The Strategic Compass: Forecasting Decision-Drivers to Architect a Resilient Enterprise

Identifying factors that guide critical decisions is the core of competitive advantage.

In an era of perpetual volatility, the ability to identify the factors that guide critical decisions is no longer a luxury -it is the core of competitive advantage. The organisations that will thrive are those that systematically forecast these drivers and architect their Target Operating Models (TOMs) not just for efficiency, but for intelligent response.

The modern business landscape is a complex web of inter-dependencies. A supply chain disruption in Asia re-calibrates production schedules in Europe, which in turn alters marketing budgets and sales forecasts in North America. The decisions made in response to these shocks are only as good as the visibility leadership has into the factors that should guide them. Relying on intuition or outdated models is a recipe for strategic drift and financial peril.

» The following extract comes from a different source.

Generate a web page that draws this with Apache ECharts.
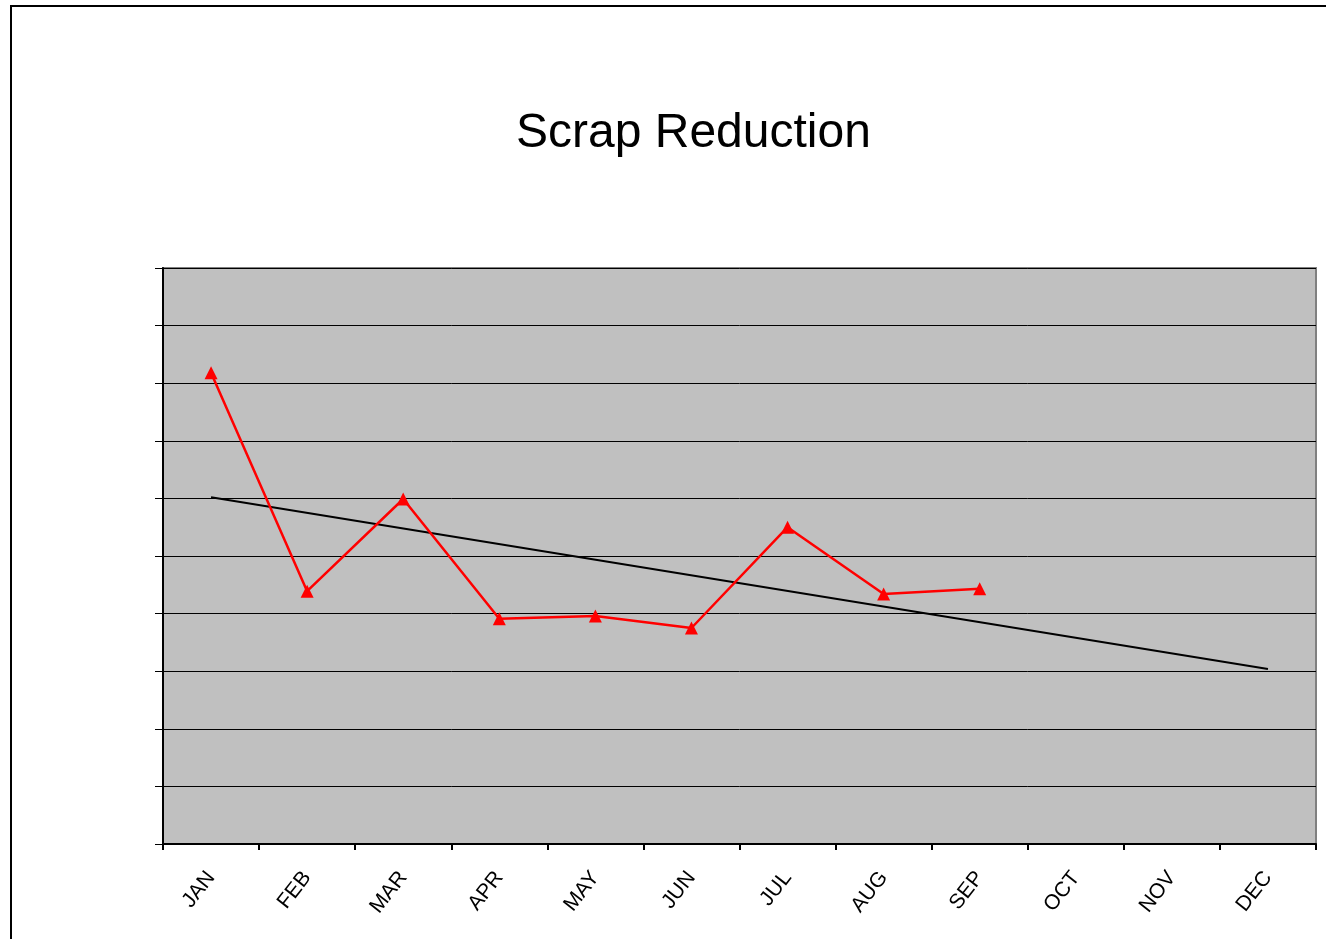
<!DOCTYPE html>
<html>
<head>
    <meta charset="utf-8"/>
    <title>Scrap Reduction</title>
    <script src="https://cdn.jsdelivr.net/npm/echarts@6/dist/echarts.min.js"></script>
    <style>
        html, body { margin: 0; padding: 0; background: #fff; }
        #main { width: 1326px; height: 939px; }
    </style>
</head>
<body>
<div id="main"></div>
<script type="text/javascript">
    var months = ['JAN', 'FEB', 'MAR', 'APR', 'MAY', 'JUN', 'JUL', 'AUG', 'SEP', 'OCT', 'NOV', 'DEC'];
    var scrap = [8.18, 4.39, 5.99, 3.91, 3.96, 3.75, 5.50, 4.34, 4.43];
    var trendEnds = [6.02, 3.04];   // trend line value at JAN and at DEC

    var myChart = echarts.init(document.getElementById('main'));

    var option = {
        backgroundColor: '#fff',
        animation: false,
        title: {
            text: 'Scrap Reduction',
            left: 516,
            top: 110,
            padding: 0,
            textStyle: {
                fontFamily: 'Liberation Sans, Arial',
                fontSize: 48,
                fontWeight: 'normal',
                color: '#000'
            }
        },
        graphic: [
            {
                type: 'rect',
                silent: true,
                shape: { x: 11, y: 6, width: 1400, height: 1000 },
                style: { fill: 'none', stroke: '#000', lineWidth: 2 }
            }
        ],
        grid: {
            left: 163,
            right: 10,
            top: 268,
            bottom: 95,
            show: true,
            backgroundColor: '#c0c0c0',
            borderColor: '#808080',
            borderWidth: 2
        },
        xAxis: {
            type: 'category',
            data: months,
            boundaryGap: true,
            axisLine: { lineStyle: { color: '#000', width: 2 } },
            axisTick: { show: true, length: 6, lineStyle: { color: '#000', width: 2 } },
            axisLabel: {
                rotate: 52,
                margin: 30,
                fontFamily: 'Liberation Sans, Arial',
                fontSize: 21,
                color: '#000'
            }
        },
        yAxis: {
            type: 'value',
            min: 0,
            max: 10,
            interval: 1,
            axisLine: { show: true, lineStyle: { color: '#000', width: 2 } },
            axisTick: { show: true, length: 8, lineStyle: { color: '#000', width: 1 } },
            axisLabel: { show: false },
            splitLine: { lineStyle: { color: '#000', width: 1 } }
        },
        series: [
            {
                name: 'Trend',
                type: 'line',
                data: [],
                silent: true,
                markLine: {
                    silent: true,
                    symbol: ['none', 'none'],
                    label: { show: false },
                    lineStyle: { color: '#000', width: 2, type: 'solid' },
                    data: [
                        [
                            { coord: [months[0], trendEnds[0]] },
                            { coord: [months[months.length - 1], trendEnds[1]] }
                        ]
                    ]
                }
            },
            {
                name: 'Scrap',
                type: 'line',
                data: scrap,
                symbol: 'triangle',
                symbolSize: 13,
                itemStyle: { color: '#ff0000' },
                lineStyle: { color: '#ff0000', width: 2.5 },
                z: 5
            }
        ]
    };

    myChart.setOption(option);
</script>
</body>
</html>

The imperative, therefore, is to build a predictive capability -a dynamic understanding of the internal and external variables that should influence key decisions. This foresight directly shapes a company’s operational and financial reality across six critical dimensions:

  1. Overall Budgetary Allocation: Reactive budgeting is a cycle of waste. By forecasting decision-drivers -such as protected commodity price fluctuations, regulatory changes, or consumer sentiment shifts -finance functions can move from static annual budgets to dynamic, scenario-based resource allocation. For instance, accurately predicting a rise in semiconductor costs would guide decisions to secure long-term contracts or diversify suppliers, directly protecting margin and informing capital expenditure budgets.